Leetcode: Remove K Digits

Given a non-negative integer num represented as a string, remove k digits from the number so that the new number is the smallest possible.

Note:
The length of num is less than 10002 and will be ≥ k.
The given num does not contain any leading zero.
Example 1:

Input: num = "1432219", k = 3
Output: "1219"
Explanation: Remove the three digits 4, 3, and 2 to form the new number 1219 which is the smallest.
Example 2:

Input: num = "10200", k = 1
Output: "200"
Explanation: Remove the leading 1 and the number is 200. Note that the output must not contain leading zeroes.
Example 3:

Input: num = "10", k = 2
Output: "0"
Explanation: Remove all the digits from the number and it is left with nothing which is 0.

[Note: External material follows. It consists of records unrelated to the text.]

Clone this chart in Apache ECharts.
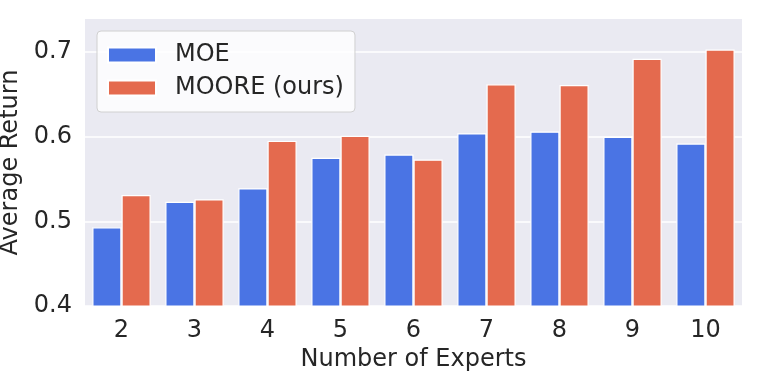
<!DOCTYPE html>
<html>
<head>
<meta charset="utf-8">
<script src="https://cdn.jsdelivr.net/npm/echarts@6/dist/echarts.min.js"></script>
<style>
html,body{margin:0;padding:0;background:#ffffff;}
#chart{width:761px;height:381px;}
</style>
</head>
<body>
<div id="chart"></div>
<script>
var categories = ['2','3','4','5','6','7','8','9','10'];
var moeValues = [0.493,0.523,0.539,0.575,0.579,0.604,0.606,0.600,0.592];
var mooreValues = [0.531,0.526,0.595,0.601,0.573,0.662,0.661,0.692,0.703];
var seriesNames = ['MOE','MOORE (ours)'];
var yTicks = {min:0.4, max:0.739, interval:0.1};

var FONT = 'DejaVu Sans';
var TXT = '#262626';
var chart = echarts.init(document.getElementById('chart'), null, {renderer:'canvas'});
chart.setOption({
  animation:false,
  backgroundColor:'#ffffff',
  textStyle:{fontFamily:FONT},
  grid:{left:85,right:19,top:19,bottom:75,show:true,backgroundColor:'#EAEAF2',borderWidth:0,
        containLabel:false,outerBoundsMode:'none'},
  legend:{
    left:97, top:31, orient:'vertical',
    itemWidth:48, itemHeight:15, itemGap:9,
    padding:[12,11,12,10],
    backgroundColor:'rgba(255,255,255,0.8)',
    borderColor:'#d0d0d0', borderWidth:1, borderRadius:4,
    icon:'rect',
    textStyle:{fontFamily:FONT,fontSize:24,color:TXT,padding:[0,0,0,14]},
    data:seriesNames
  },
  xAxis:{
    type:'category', data:categories,
    name:'Number of Experts', nameLocation:'middle', nameGap:42,
    nameTextStyle:{fontFamily:FONT,fontSize:24,color:TXT},
    axisLine:{show:false}, axisTick:{show:false},
    axisLabel:{fontFamily:FONT,fontSize:24,color:TXT,margin:13},
    splitLine:{show:false}
  },
  yAxis:{
    type:'value', min:yTicks.min, max:yTicks.max, interval:yTicks.interval,
    name:'Average Return', nameLocation:'middle', nameGap:58,
    nameTextStyle:{fontFamily:FONT,fontSize:24,color:TXT},
    axisLine:{show:false}, axisTick:{show:false},
    axisLabel:{fontFamily:FONT,fontSize:24,color:TXT,margin:13,showMaxLabel:false,
      formatter:function(v){return v.toFixed(1);}},
    splitLine:{show:true,showMaxLine:false,lineStyle:{color:'#ffffff',width:1.5}}
  },
  series:[
    {name:seriesNames[0],type:'bar',data:moeValues,barGap:'0%',barCategoryGap:'20%',
     itemStyle:{color:'#4a74e4',borderColor:'#ffffff',borderWidth:1.2}},
    {name:seriesNames[1],type:'bar',data:mooreValues,barGap:'0%',barCategoryGap:'20%',
     itemStyle:{color:'#e46a4e',borderColor:'#ffffff',borderWidth:1.2}}
  ]
});
</script>
</body>
</html>
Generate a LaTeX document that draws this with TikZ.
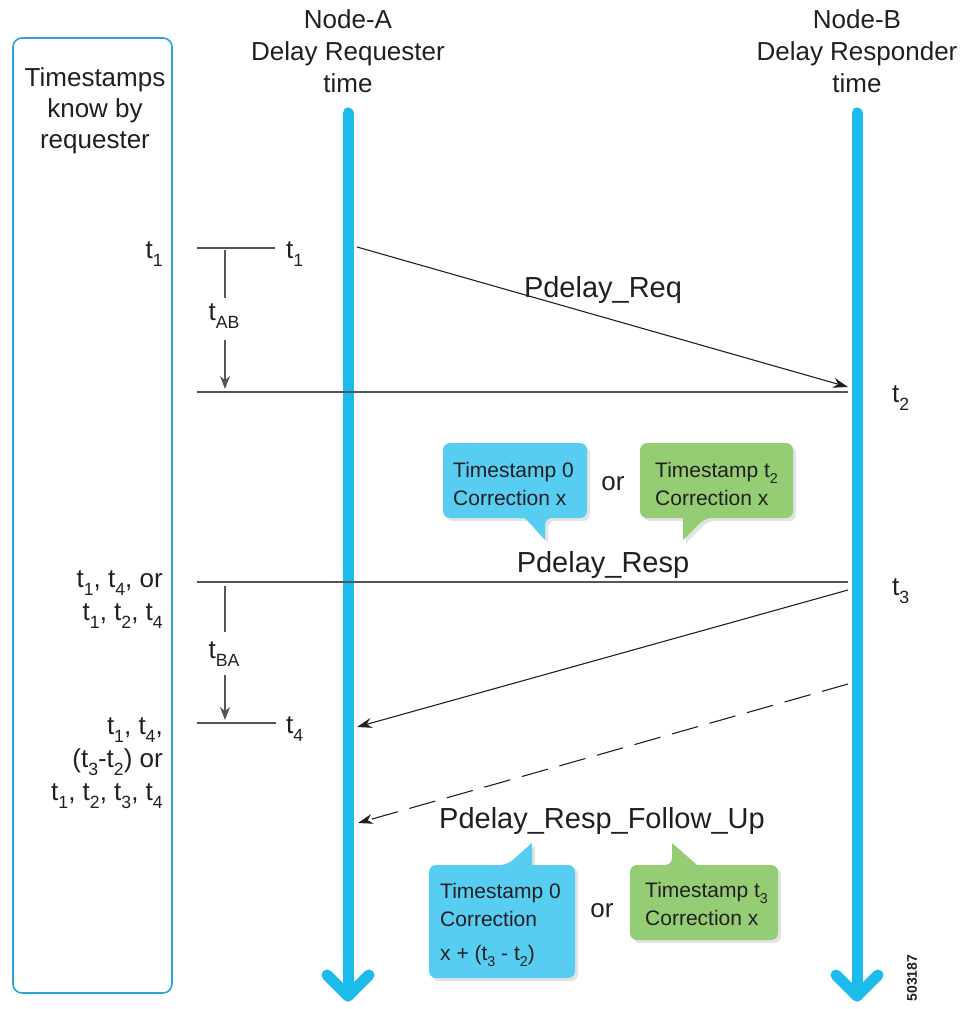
\documentclass[tikz,border=0pt]{standalone}
\usepackage{fontspec}
\setmainfont{Liberation Sans}
\usetikzlibrary{arrows.meta,shadows,calc}
\definecolor{tlblue}{RGB}{29,187,236}
\definecolor{boxblue}{RGB}{41,163,221}
\definecolor{calblue}{RGB}{88,205,242}
\definecolor{calgreen}{RGB}{148,205,116}
\definecolor{txt}{RGB}{35,31,32}
\definecolor{gl}{RGB}{85,85,85}
\newcommand\dn[1]{\raisebox{-0.6ex}{\scalebox{0.68}{#1}}}
\begin{document}
\begin{tikzpicture}[x=1pt,y=-1pt,
  hdr/.style={font=\fontsize{26}{32}\selectfont, align=center, inner sep=0pt, text=txt},
  lbl/.style={font=\fontsize{26}{33}\selectfont, inner sep=0pt, text=txt},
  msg/.style={font=\fontsize{29}{32}\selectfont, inner sep=0pt, text=txt},
  cal/.style={font=\fontsize{21}{28}\selectfont, align=left, inner sep=0pt, text=txt, anchor=base west},
  tline/.style={line width=11pt, draw=tlblue, line cap=round, line join=round},
  gline/.style={draw=gl, line width=1.3pt},
  msgarrow/.style={draw=txt, line width=1.1pt, -{Stealth[length=15pt,width=10pt]}},
  tickarrow/.style={gline, -{Stealth[length=13pt,width=10pt]}},
  callshadow/.style={drop shadow={opacity=0.22, shadow xshift=3pt, shadow yshift=-3pt}}]
\useasboundingbox (0,0) rectangle (965,1009);

% left box
\draw[draw=boxblue, line width=1.6pt, rounded corners=9pt] (13,38) rectangle (172,993);
\node[hdr, font=\fontsize{26}{31}\selectfont, anchor=base] (ttl) at (95,148) {Timestamps\\know by\\requester};

% headers (anchor = baseline of last line)
\node[hdr, anchor=base] (hA) at (348,92) {Node-A\\Delay Requester\\time};
\node[hdr, anchor=base] (hB) at (857,92) {Node-B\\Delay Responder\\time};

% lifelines
\coordinate (Atop) at (348,113);
\coordinate (Abot) at (348,996);
\coordinate (Btop) at (857,113);
\coordinate (Bbot) at (857,996);
\draw[tline] (Atop) -- (Abot);
\draw[tline] ($(Abot)+(-21,-21)$) -- (Abot) -- ($(Abot)+(21,-21)$);
\draw[tline] (Btop) -- (Bbot);
\draw[tline] ($(Bbot)+(-21,-21)$) -- (Bbot) -- ($(Bbot)+(21,-21)$);

% t1 row
\coordinate (h1L) at (197,248);
\coordinate (h1R) at (275,248);
\draw[gline] (h1L) -- (h1R);
\node[lbl, anchor=base east] (k1) at (163,258) {t\dn{1}};
\node[lbl, anchor=base west] (a1) at (286,258) {t\dn{1}};
\coordinate (v1a) at (225,250);
\coordinate (v1b) at (225,298);
\draw[gline] (v1a) -- (v1b);
\node[lbl, anchor=base] (tab) at (224,320) {t\dn{AB}};
\coordinate (v1c) at (225,340);
\coordinate (v1d) at (225,389);
\draw[tickarrow] (v1c) -- (v1d);
\coordinate (h2L) at (197,392);
\coordinate (h2R) at (848,392);
\draw[gline] (h2L) -- (h2R);
\node[lbl, anchor=base west] (b2) at (892,402) {t\dn{2}};

% Pdelay_Req
\coordinate (reqS) at (357,247);
\coordinate (reqE) at (848,387);
\draw[msgarrow] (reqS) -- (reqE);
\node[msg, anchor=base] (mreq) at (603,297) {Pdelay\_Req};

% upper callouts
\path[fill=calblue, callshadow, rounded corners=7pt] (443,443) -- (587,443) -- (587,518) -- (545,518) [sharp corners] -- (545,540) -- (525,518) [rounded corners=7pt] -- (443,518) -- cycle;
\path[fill=calgreen, callshadow, rounded corners=7pt] (640,443) -- (793,443) -- (793,518) -- (705,518) [sharp corners] -- (683,540) -- (683,518) [rounded corners=7pt] -- (640,518) -- cycle;
\node[cal] (c1t) at (453,505) {Timestamp 0\\Correction x};
\node[cal] (c2t) at (655,505) {Timestamp t\dn{2}\\Correction x};
\node[lbl, anchor=base] (or1) at (613,490) {or};

% Pdelay_Resp row
\node[msg, anchor=base] (mresp) at (603,572) {Pdelay\_Resp};
\coordinate (h3L) at (197,582);
\coordinate (h3R) at (848,582);
\draw[gline] (h3L) -- (h3R);
\node[lbl, anchor=base west] (b3) at (892,595) {t\dn{3}};
\node[lbl, align=right, anchor=base east] (k2) at (163,620) {t\dn{1}, t\dn{4}, or\\t\dn{1}, t\dn{2}, t\dn{4}};
\coordinate (v2a) at (225,586);
\coordinate (v2b) at (225,632);
\draw[gline] (v2a) -- (v2b);
\node[lbl, anchor=base] (tba) at (224,658) {t\dn{BA}};
\coordinate (v2c) at (225,675);
\coordinate (v2d) at (225,720);
\draw[tickarrow] (v2c) -- (v2d);
\coordinate (h4L) at (197,723);
\coordinate (h4R) at (276,723);
\draw[gline] (h4L) -- (h4R);
\node[lbl, anchor=base west] (a4) at (286,733) {t\dn{4}};
\node[lbl, align=right, anchor=base east] (k3) at (163,800) {t\dn{1}, t\dn{4},\\(t\dn{3}-t\dn{2}) or\\t\dn{1}, t\dn{2}, t\dn{3}, t\dn{4}};

% Pdelay_Resp arrow
\coordinate (rspS) at (848,590);
\coordinate (rspE) at (357,727);
\draw[msgarrow] (rspS) -- (rspE);

% Follow up (dashed)
\coordinate (fuS) at (848,684);
\coordinate (fuE) at (358,823);
\draw[msgarrow, dash pattern=on 27pt off 12pt] (fuS) -- (fuE);
\node[msg, anchor=base] (mfu) at (602,828) {Pdelay\_Resp\_Follow\_Up};

% lower callouts
\path[fill=calblue, callshadow, rounded corners=7pt] (429,865) -- (507,865) [sharp corners] -- (532,843) -- (532,865) [rounded corners=7pt] -- (575,865) -- (575,978) -- (429,978) -- cycle;
\path[fill=calgreen, callshadow, rounded corners=7pt] (630,865) -- (672,865) [sharp corners] -- (672,843) -- (697,865) [rounded corners=7pt] -- (778,865) -- (778,940) -- (630,940) -- cycle;
\node[cal] (c3t) at (440,960) {Timestamp 0\\Correction\\[6pt]x + (t\dn{3} - t\dn{2})};
\node[cal] (c4t) at (645,925) {Timestamp t\dn{3}\\Correction x};
\node[lbl, anchor=base] (or2) at (602,917) {or};

% figure id
\node[font=\fontsize{14}{14}\selectfont\bfseries, text=txt, rotate=90, inner sep=0pt] (fid) at (912,978) {503187};
\end{tikzpicture}
\end{document}
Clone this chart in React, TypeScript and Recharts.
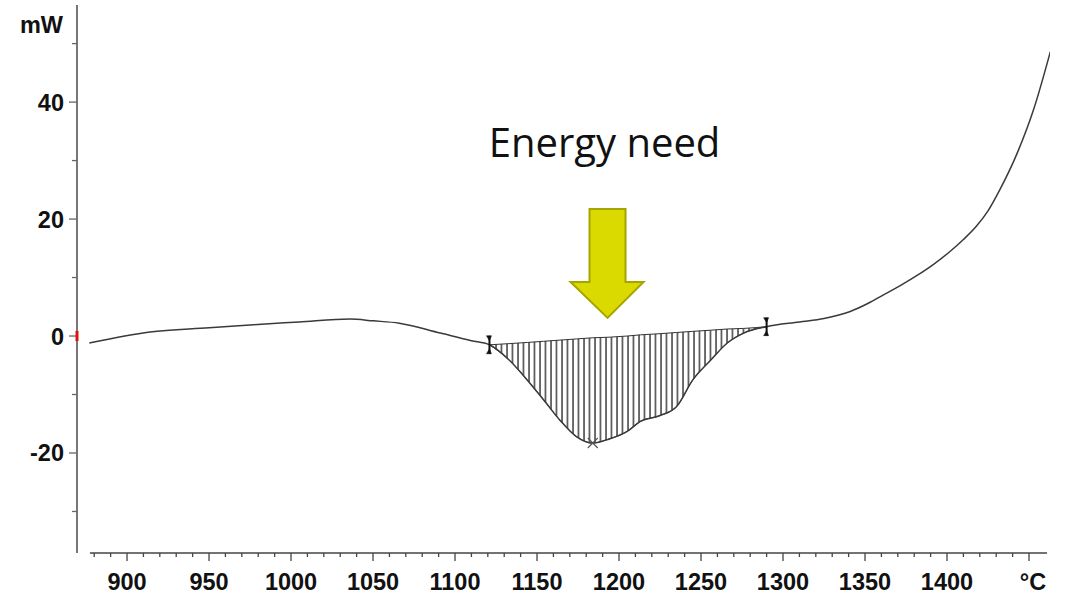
import React from "react"
import {
  ComposedChart,
  Line,
  Area,
  XAxis,
  YAxis,
  ReferenceDot,
  ReferenceLine,
} from "recharts"

// DSC curve
const temps = [
  877, 914, 950, 975, 1005, 1036, 1050, 1066, 1091, 1110, 1121, 1133, 1144, 1154, 1164, 1174,
  1184, 1194, 1205, 1213, 1225, 1235, 1245, 1256, 1266, 1276, 1290, 1310, 1325, 1341, 1352,
  1361, 1372, 1382, 1392, 1402, 1410, 1418, 1425, 1432, 1443, 1453, 1463,
]
const power = [
  -1.2, 0.7, 1.4, 1.9, 2.4, 2.9, 2.6, 2.2, 0.5, -0.8, -1.5, -4.1, -7.5, -10.9, -14.4, -17.2,
  -18.3, -17.6, -16.3, -14.6, -13.6, -12.1, -7.5, -4.1, -1.2, 0.5, 1.6, 2.4, 3.0, 4.2, 5.6,
  7.0, 8.7, 10.4, 12.3, 14.5, 16.5, 18.8, 21.4, 24.9, 31.4, 38.9, 48.6,
]
// integration baseline under the peak (1121..1290)
const baseline = [
  -1.5, -1.3, -1.1, -0.9, -0.7, -0.5, -0.3, -0.2, 0.0, 0.2, 0.4, 0.6, 0.8, 1.0, 1.2, 1.3, 1.6,
]
const peakStart = 1121
const peakEnd = 1290
const peakMin = { t: 1184, v: -18.3 }

const xTicks = [
  880, 890, 900, 910, 920, 930, 940, 950, 960, 970, 980, 990, 1000, 1010, 1020, 1030, 1040,
  1050, 1060, 1070, 1080, 1090, 1100, 1110, 1120, 1130, 1140, 1150, 1160, 1170, 1180, 1190,
  1200, 1210, 1220, 1230, 1240, 1250, 1260, 1270, 1280, 1290, 1300, 1310, 1320, 1330, 1340,
  1350, 1360, 1370, 1380, 1390, 1400, 1410, 1420, 1430, 1440, 1450,
]
const yTicks = [-30, -20, -10, 0, 10, 20, 30, 40, 50]

const X_DOMAIN: [number, number] = [869.5, 1462.8]
const Y_DOMAIN: [number, number] = [-37.1, 56.6]
const AXIS_START = 877.4
const AXIS_END = 1461

const startIdx = temps.indexOf(peakStart)
const data = temps.map((t, i) => {
  const j = i - startIdx
  const inPeak = t >= peakStart && t <= peakEnd
  return {
    t,
    mw: power[i],
    band: inPeak ? [power[i], baseline[j]] : null,
  }
})

const labelFont = { fontFamily: "'Liberation Sans', Arial, sans-serif", fontWeight: 700 }

const XTick = (props: any) => {
  const { x, y, payload } = props
  const v = payload.value
  const major = v % 50 === 0
  let label = ""
  if (major && v < 1450) label = String(v)
  if (v === 1450) label = "°C"
  return (
    <g>
      <line x1={x} x2={x} y1={y} y2={y + (major ? 8 : 4)} stroke="#444" strokeWidth={1.3} />
      {label && (
        <text x={x + (v === 1450 ? 4 : 0)} y={y + 37} textAnchor="middle" fontSize={23.5} fill="#111" {...labelFont}>
          {label}
        </text>
      )}
    </g>
  )
}

const YTick = (props: any) => {
  const { x, y, payload } = props
  const v = payload.value
  const major = v % 20 === 0
  return (
    <g>
      <line x1={x - (major ? 8 : 5)} x2={x} y1={y} y2={y} stroke="#666" strokeWidth={1.3} />
      {major && (
        <text x={x - 13} y={y + 8.5} textAnchor="end" fontSize={23.5} fill="#111" {...labelFont}>
          {v}
        </text>
      )}
      {v === 0 && <rect x={x - 1.5} y={y - 5} width={3} height={10} fill="#e01010" />}
    </g>
  )
}

const LimitMarker = (props: any) => {
  const { cx, cy } = props
  return (
    <g fill="#111" stroke="#111">
      <line x1={cx} x2={cx} y1={cy - 9} y2={cy + 9} strokeWidth={2} />
      <path d={`M${cx - 3},${cy - 9} L${cx + 2},${cy - 9} L${cx},${cy - 4} Z`} strokeWidth={0.5} />
      <path d={`M${cx - 3},${cy + 9} L${cx + 2},${cy + 9} L${cx},${cy + 4} Z`} strokeWidth={0.5} />
    </g>
  )
}

const MinMarker = (props: any) => {
  const { cx, cy } = props
  return (
    <g stroke="#555" strokeWidth={1.2}>
      <line x1={cx - 5} x2={cx + 5} y1={cy - 5} y2={cy + 5} />
      <line x1={cx - 5} x2={cx + 5} y1={cy + 5} y2={cy - 5} />
    </g>
  )
}

const ArrowNote = (props: any) => {
  const { cx, cy } = props
  const pts = [
    [0, 0],
    [-37, -36],
    [-18, -36],
    [-18, -109],
    [18, -109],
    [18, -36],
    [36, -36],
  ]
    .map(([dx, dy]) => `${cx + dx},${cy + dy}`)
    .join(" ")
  return (
    <g>
      <polygon points={pts} fill="#dada00" stroke="#a5a500" strokeWidth={2} strokeLinejoin="miter" />
      <text
        x={cx - 3}
        y={cy - 161}
        textAnchor="middle"
        fontSize={40}
        fill="#111"
        fontFamily="'Open Sans', sans-serif"
      >
        Energy need
      </text>
    </g>
  )
}

export default function App() {
  return (
    <div style={{ position: "absolute", left: 0, top: 0, width: 1066, height: 594, background: "#fff" }}>
      <ComposedChart width={1066} height={594} data={data} margin={{ top: 5, right: 16, bottom: 0, left: 0 }}>
        <defs>
          <pattern id="hatch" patternUnits="userSpaceOnUse" width={5.5} height={10}>
            <line x1={1} x2={1} y1={0} y2={10} stroke="#222" strokeWidth={1.3} />
          </pattern>
        </defs>
        <XAxis
          dataKey="t"
          type="number"
          domain={X_DOMAIN}
          allowDataOverflow
          ticks={xTicks}
          interval={0}
          axisLine={false}
          tickLine={false}
          tickSize={0}
          tickMargin={0}
          height={41}
          tick={<XTick />}
        />
        <YAxis
          type="number"
          domain={Y_DOMAIN}
          allowDataOverflow
          ticks={yTicks}
          interval={0}
          width={77}
          axisLine={{ stroke: "#777", strokeWidth: 2 }}
          tickLine={false}
          tickSize={0}
          tickMargin={0}
          tick={<YTick />}
          label={{
            value: "mW",
            position: "insideTopRight",
            content: () => (
              <text x={63} y={33} textAnchor="end" fontSize={23.5} fill="#111" {...labelFont}>
                mW
              </text>
            ),
          }}
        />
        <ReferenceLine
          segment={[
            { x: AXIS_START, y: Y_DOMAIN[0] },
            { x: AXIS_END, y: Y_DOMAIN[0] },
          ]}
          stroke="#444"
          strokeWidth={1.5}
          ifOverflow="visible"
        />
        <Area
          dataKey="band"
          type="monotone"
          fill="url(#hatch)"
          fillOpacity={1}
          stroke="#333"
          strokeWidth={1}
          connectNulls={false}
          dot={false}
          activeDot={false}
          isAnimationActive={false}
        />
        <Line
          dataKey="mw"
          type="monotone"
          stroke="#3a3a3a"
          strokeWidth={1.5}
          dot={false}
          activeDot={false}
          isAnimationActive={false}
        />
        <ReferenceDot x={peakStart} y={power[startIdx]} r={0} shape={<LimitMarker />} ifOverflow="visible" />
        <ReferenceDot x={peakEnd} y={power[temps.indexOf(peakEnd)]} r={0} shape={<LimitMarker />} ifOverflow="visible" />
        <ReferenceDot x={peakMin.t} y={peakMin.v} r={0} shape={<MinMarker />} ifOverflow="visible" />
        <ReferenceDot x={1193} y={3.1} r={0} shape={<ArrowNote />} ifOverflow="visible" />
      </ComposedChart>
    </div>
  )
}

Greedy + Stack: 用一个栈维护最后要留存下来的digits

需要注意的是：如果遍历到string的某个char, string后面的char数刚刚好能填满这个栈，那么即使这个char比栈顶还要小，也不出栈，直接入栈

最后要删除leading 0

public class Solution {
    public String removeKdigits(String num, int k) {
        if (num.length()==0 || k>=num.length()) return "0";
        char[] arr = num.toCharArray();
        Stack<Character> stack = new Stack<Character>();
        StringBuilder res = new StringBuilder();
        int size = arr.length - k;
        for (int i=0; i<arr.length; i++) {
            while (!stack.isEmpty() && arr[i]<stack.peek() && (size-stack.size()+1 <= arr.length-i)) {
                stack.pop();
            }
            if (size > stack.size())
                stack.push(arr[i]);
        }
        while (!stack.isEmpty()) {
            res.insert(0, stack.pop());
        }
        while (res.length()>1 && res.charAt(0)=='0') res.deleteCharAt(0);
        return res.toString();
    }
}

用char[]实现栈，思路一样，要快很多，beat96%

public class Solution {
    public String removeKdigits(String num, int k) {
        int remain = num.length() - k;
        char[] numArray = num.toCharArray(), res = new char[remain];
        int index = 0;
        for(int i = 0; i < numArray.length; i++) {
            while((numArray.length - i > remain - index) && (index > 0 && numArray[i] < res[index - 1])) index--;
            if(index < remain) res[index++] = numArray[i];
        }
        
        // check leading zeroes
        index = -1;
        while(++index < remain) {
            if(res[index] != '0') break;
        }
        String s = new String(res).substring(index);
        
        return s.length() == 0 ? "0" : s;
    }
}